Delay is also the main source of problems of reliability. Reliability and average speed are different concepts, but both are undermined by the same kinds of delay, and when we reduce delay, service usually runs both faster and more reliably.
Longer-distance travel between cities is different, so analogies from those services can mislead. Airplanes, oceangoing ships, and intercity trains all spend long stretches of time at their maximum possible speed, with nothing to stop for and nothing to get in their way. Urban transit is different because a) it stops much more frequently, so top speed matters less than the stops, and b) it tends to be in situations that restrict its speed, including various kinds of congestion. Even in a rail transit system with an unobstructed path, the volume of trains going through imposes some limits, because you have to maintain a safe spacing between them even as they stop and start at stations.

On fairness, usage, and politics, page 105:

On any great urban street, every part of the current use has its fierce defenders. Local merchants will do anything to keep the on-street parking in front of their businesses. Motorists will worry (not always correctly) that losing a lane of traffic means more congestion. Removing landscaping can be controversial, especially if mature trees are involved.
To win space for transit lanes in this environment, we usually have to talk about fairness. … What if we turned a northbound traffic lane on Van Ness into a transit lane? We’re be taking 14 percent of the lane capacity of these streets to serve about 14 percent of the people who already travel in those lanes, namely, the people already using transit.

On locating transit centers at network connection points, pages 176-177:

If you want to serve a complex and diverse city with many destinations and you value frequency and simplicity, the geometry of public transit will force you to require connections. That means that for any trip from point A to point B, the quality of the experience depends on the design of not just A and B but also of a third location, point C, where the required connection occurs.
If you want to enjoy the riches of your city without owning a car, and you explore your mobility options through a tool like the Walkscore.com or Mapnificent.net travel time map, you’ll discover that you’ll have the best mobility if you locate at a connection point.
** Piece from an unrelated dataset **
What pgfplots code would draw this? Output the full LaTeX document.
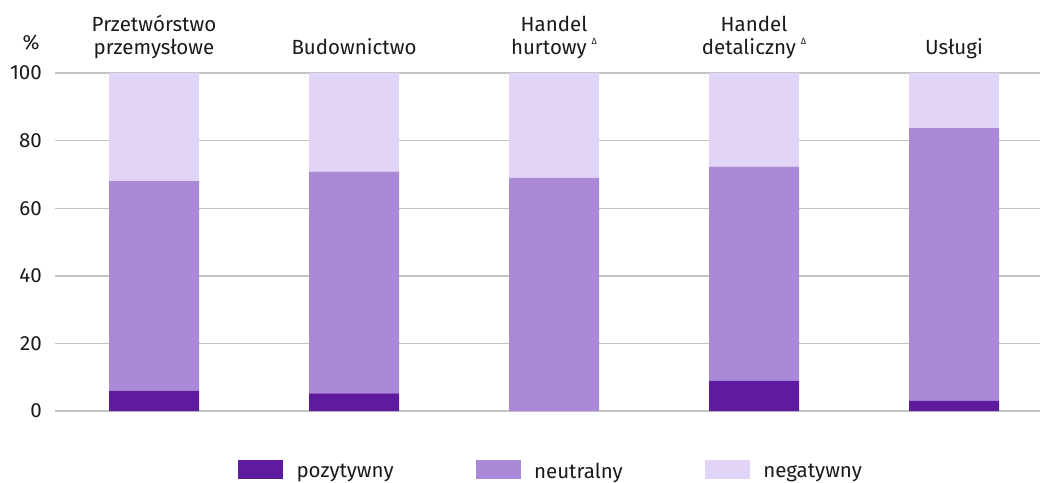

If a business wants its employees to get to work on transit, or if a business wants to serve transit-riding customers, the best place to locate is a connection point where many services converge. All these individual decisions that generate demand for especially dense development—some kind of downtown or town center—around connection points.
In the midst of these debates, it’s common to hear someone ask: “Can’t we divide this big transit center into two smaller ones? Can’t we have the trains connect here and have the buses connect somewhere else, at a different station?” The answer is almost always no. At a connection point that is designed to serve a many-to-many city, people must be able to connect between any service and any other. That only happens if the services come to the same place.

On the importance of system geometry, page 181:

We’ve seen that the ease of walking to transit stops is a fact about the community and where you are in it, not a fact about the transit system. We’ve noticed that grids are an especially efficient shape for a transit network, so that’s obviously an advantage for gridded cities, like Los Angeles and Chicago, that fit that form easily. We’ve also noticed that chokepoints—like mountain passes and water barriers of many cities—offer transit a potential advantage. We’ve seen how density, both residential and commercial, is a powerful driver of transit outcomes, but that the design of the local street network matters too. High-quality and cost-effective transit implies certain geometric patterns. To the extent that those patterns work with the design of your community, you can have transit that’s both high-quality and cost-effective. To the extent that they don’t, you can’t.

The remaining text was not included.